Poodles have wool coats rather than fur, so do not shed, nor do they have dander to assault the nasal passages of family and friends. Like sheep, their wool continues to grow, so occasional shearing is required. Unless you can manage to do this yourself without making the poor dog look stupid, it can cost sixty bucks (or more if you live in a tony neighborhood) every four to six weeks to have a professional groomer do it.
In the goofy dog show world (if you haven’t seen the movie Best in Show, you should look it up), Poodles are required to have a hair cut that makes them look absurd. The strange people who run dog shows, aided and abetted by the American Kennel Club, have decreed that Poodles must have a ludicrous cut that they claim was how they were cut in days of yore to protect vulnerable parts of their bodies from cold water. Can you actually imagine a duck or goose hunter going to all that trouble before heading to the lake or pond?
Now, it may be that King Louis XVI required the royal groomer to do so, but you know what happened to him. If you look carefully, you will see Poodles among the crowd storming the Bastille. And, by the way, in the days when vaudeville and circuses usually had dog acts, those dogs were almost always – you guessed it – Poodles.
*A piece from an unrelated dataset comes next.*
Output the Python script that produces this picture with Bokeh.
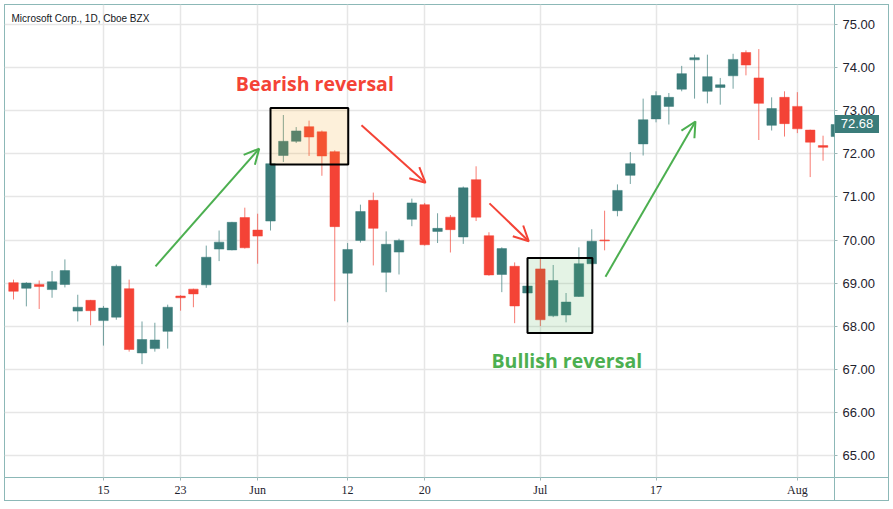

Anyway, Emma was a miniature Poodle with few faults. After I married Jeanette, we lived in a condo for a time, so had to take her out for walks. All was fine, except in the rain, when Emma often refused to do her business until one or the other of us was soaked. When we moved to a house, we could just let her out in the back yard, so problem solved. She loved a good tug or war with an old sock and for no apparent reason would occasionally start racing around the house at breakneck speed. Sadly, when she got old she developed cataracts and eventually went blind. That and other ailments led us to eventually have her euthanized.
I can’t speak for Jeanette, but our next Poodle, a standard named Rumpole, was my favorite. He was named after Horace Rumpole, the rumpled hero of a British series called Rumpole of the Bailey. Played by the bulldoggish Leo McKern, he was a barrister married to the forbidding Hilda, whom he called “she who must be obeyed.” Rumpole, who we got as a puppy, was his elegant opposite. Emma had been black, but he was a color called Apricot. He weighed about 55 pounds when full grown, whereas Emma topped out at about 13.
I will mention only two of the many things he did that endeared him to me. I was sitting at the dining room table one day and he came over and simply laid his head in my lap and looked up at me with his big brown eyes. Later, he began to do his best to be a lap dog, but could only manage to get his front half in my lap. There he would stay for quite a while, even though it must have been awkward for him. He was never the healthiest of dogs, and had chronic problems with his back legs. He lived to be 15, good for a standard Poodle, and finally having to let him go was one of the hardest things Jeanette and I have ever had to do.
Although I confess I didn’t realize it then, our current miniature Poodle, Rosie, has gone a long way to taking his place. Their tenure overlapped a bit, because Rosie came to us when my first wife Mary died, leaving behind two dogs, Rosie and a male named Max. Max was older and a bit goofy and went to good friends of Mary’s who knew him well. We agreed to take Rosie. Rumpole was not too pleased with her arrival, but he died soon after.
Rosie, who has an amazingly soft silver coat, is now 14 and is still quite active. A great athlete, she can catch a Frisbee with the best of them, and will run and fetch toys just as long as you’re willing to throw them. My daughter Beth (both my children have dogs) immortalized her prowess with verse, from which I will quote a few lines:
I play, I play, I run, I run
I run until the day is done
And when the big long day is done
And I have played with everyone
I will curl up in your lap
And take a dozy little nap
Still chasing toys inside my head
I will take me off to bed.
I realize that not everyone likes dogs or any animal for that matter, and that’s fine. For me, however, dogs above all animals have bonded with we imperfect beings, giving us the kind of unwavering love we probably don’t deserve on our merits. They are always happy to see us return, whether from an extended stay in Europe or a trip downstairs to get the mail. They never say “where in the hell have you been” but rather “thank God you’re back!”